Simon Hills, executive director at the British Bankers Association, said: “Banks want compensation that rewards long-term performance, discourages excessive risk-taking and appropriately aligns risk with reward.

“It is right and proper that designated senior managers should be subject to a further three-year clawback period where there are outstanding internal or regulatory investigations at the end of their normal seven-year deferral period.

“We also think it’s right that the PRA has recognised that more junior material risk-takers do not need to be subject to a five-year deferral, but that they should instead be subject to between three and five years.”

Andrew Tyrie, chairman of the cross-party Treasury select committee, said the latest plans were a “step forward”. But he added the new rules may not go far enough.

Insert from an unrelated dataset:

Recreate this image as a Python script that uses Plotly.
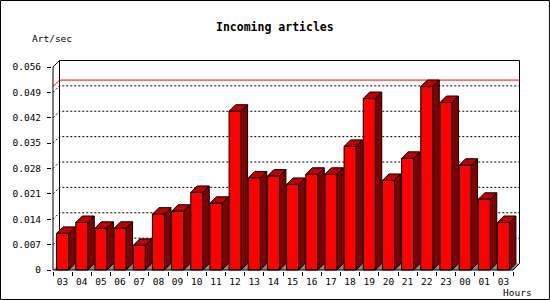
import plotly.graph_objects as go

# ---------------- data ----------------
hours = ["03", "04", "05", "06", "07", "08", "09", "10", "11", "12", "13", "14",
         "15", "16", "17", "18", "19", "20", "21", "22", "23", "00", "01", "03"]
rates = [0.0101, 0.0131, 0.0115, 0.0115, 0.0068, 0.0154, 0.0162, 0.0214,
         0.0184, 0.0438, 0.0254, 0.0259, 0.0236, 0.0264, 0.0264, 0.0341,
         0.0473, 0.0247, 0.0308, 0.0506, 0.0462, 0.0289, 0.0195, 0.0131]
ytick_vals = [0, 0.007, 0.014, 0.021, 0.028, 0.035, 0.042, 0.049, 0.056]
ytick_text = ["0", "0.007", "0.014", "0.021", "0.028", "0.035", "0.042", "0.049", "0.056"]
title_text = "Incoming articles"
y_label = "Art/sec"
x_label = "Hours"

# ---------------- geometry ----------------
FIG_W, FIG_H = 550, 300
PX_X = 19.17                 # px per category slot
PX_Y = 203 / 0.056           # px per unit on y
DX = 6.5 / PX_X              # 3D depth offset (x)
DY = 6.5 / PX_Y              # 3D depth offset (y)
BW = 12 / PX_X               # bar front width
YTOP = ytick_vals[-1]
n = len(rates)

xr0 = -0.5 - 1 / PX_X
xr1 = n - 0.5 + DX + 1.5 / PX_X
yr0 = -1 / PX_Y
yr1 = YTOP + DY + 1.5 / PX_Y
plot_w = (xr1 - xr0) * PX_X
plot_h = (yr1 - yr0) * PX_Y
ML = 52
MB = 29
MR = FIG_W - ML - plot_w
MT = FIG_H - MB - plot_h


def px_x(px):
    return (px - ML) / plot_w


def px_y(py):
    return (FIG_H - MB - py) / plot_h


FONT = "DejaVu Sans Mono"
RED = "#ff0000"
TOP = "#c00000"
SIDE = "#800000"

fig = go.Figure()

# floor
fig.add_trace(go.Scatter(
    x=[-0.5, n - 0.5, n - 0.5 + DX, -0.5 + DX, -0.5],
    y=[0, 0, DY, DY, 0], fill="toself", fillcolor="#8c8c8c",
    mode="lines", line=dict(width=0), hoverinfo="skip", showlegend=False))

# dotted grid on back wall
gx, gy = [], []
for v in ytick_vals[1:-1]:
    gx += [-0.5, -0.5 + DX, n - 0.5 + DX, None]
    gy += [v, v + DY, v + DY, None]
fig.add_trace(go.Scatter(x=gx, y=gy, mode="lines",
                         line=dict(color="black", width=1, dash="2px,2px"),
                         hoverinfo="skip", showlegend=False))

# max line (red)
vmax = max(rates)
fig.add_trace(go.Scatter(x=[-0.5, -0.5 + DX, n - 0.5 + DX],
                         y=[vmax, vmax + DY, vmax + DY], mode="lines",
                         line=dict(color="red", width=1),
                         hoverinfo="skip", showlegend=False))

# back wall frame
fig.add_trace(go.Scatter(
    x=[-0.5 + DX, -0.5 + DX, n - 0.5 + DX, n - 0.5 + DX, n - 0.5, None, -0.5, -0.5 + DX],
    y=[DY, YTOP + DY, YTOP + DY, DY, 0, None, YTOP, YTOP + DY],
    mode="lines", line=dict(color="black", width=1),
    hoverinfo="skip", showlegend=False))

# bars: side, top, front faces
sx, sy, tx, ty, fx, fy = [], [], [], [], [], []
for i, v in enumerate(rates):
    l, r = i - BW / 2, i + BW / 2
    sx += [r, r + DX, r + DX, r, r, None]
    sy += [0, DY, v + DY, v, 0, None]
    tx += [l, r, r + DX, l + DX, l, None]
    ty += [v, v, v + DY, v + DY, v, None]
    fx += [l, r, r, l, l, None]
    fy += [0, 0, v, v, 0, None]
for xs, ys, col in [(sx, sy, SIDE), (tx, ty, TOP), (fx, fy, RED)]:
    fig.add_trace(go.Scatter(x=xs, y=ys, fill="toself", fillcolor=col, mode="lines",
                             line=dict(color="black", width=1),
                             hoverinfo="skip", showlegend=False))

# front axis lines
fig.add_trace(go.Scatter(x=[-0.5, -0.5, None, -0.5, n - 0.5],
                         y=[YTOP, 0, None, 0, 0], mode="lines",
                         line=dict(color="black", width=1),
                         hoverinfo="skip", showlegend=False))

fig.update_layout(
    width=FIG_W, height=FIG_H,
    margin=dict(l=ML, r=MR, t=MT, b=MB, pad=0),
    paper_bgcolor="white", plot_bgcolor="white",
    font=dict(family=FONT, size=10, color="black"),
    xaxis=dict(range=[xr0, xr1], tickvals=list(range(n)), ticktext=hours,
               ticks="", showgrid=False, zeroline=False, showline=False,
               ticklabelstandoff=3,
               tickfont=dict(family=FONT, size=9.5, color="black"),
               minor=dict(tickvals=[i - 0.5 for i in range(n + 1)], ticks="outside",
                          ticklen=4, tickcolor="black", tickwidth=1, showgrid=False),
               fixedrange=True),
    yaxis=dict(range=[yr0, yr1], tickvals=ytick_vals, ticktext=ytick_text,
               ticks="outside", ticklen=4, tickcolor="black", tickwidth=1,
               showgrid=False, zeroline=False, showline=False,
               ticklabelstandoff=4,
               tickfont=dict(family=FONT, size=9.5, color="black"),
               fixedrange=True),
    annotations=[
        dict(text="<b>" + title_text + "</b>", xref="paper", yref="paper",
             x=px_x(275), y=px_y(27), xanchor="center", yanchor="middle",
             showarrow=False, font=dict(family=FONT, size=11.5, color="black")),
        dict(text=y_label, xref="paper", yref="paper",
             x=px_x(30), y=px_y(38.5), xanchor="left", yanchor="middle",
             showarrow=False, font=dict(family=FONT, size=9.5, color="black")),
        dict(text=x_label, xref="paper", yref="paper",
             x=px_x(534), y=px_y(292.5), xanchor="right", yanchor="middle",
             showarrow=False, font=dict(family=FONT, size=9.5, color="black")),
    ],
    shapes=[dict(type="rect", xref="paper", yref="paper",
                 x0=px_x(0.5), x1=px_x(549.5), y0=px_y(299.5), y1=px_y(0.5),
                 line=dict(color="black", width=1), layer="above")],
)

fig.write_html("out.html")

“The regulators themselves identified that attempts to manipulate the foreign exchange markets dated back to January 2008 – over seven years ago – when recently fining the banks. There remains a need in a minority of cases for even longer deferral,” Mr Tyrie said.

Public anger at what is seen as excessive pay has been stoked by a cascade of high-profile fines for leading players, including RBS, Lloyds, Barclays and HSBC.

Offences include rigging Libor, the rate at which banks lend to each other, manipulating currency markets, international sanctions-busting, money-laundering for Mexican drug barons, and mis-selling insurance and complex hedging products to small businesses.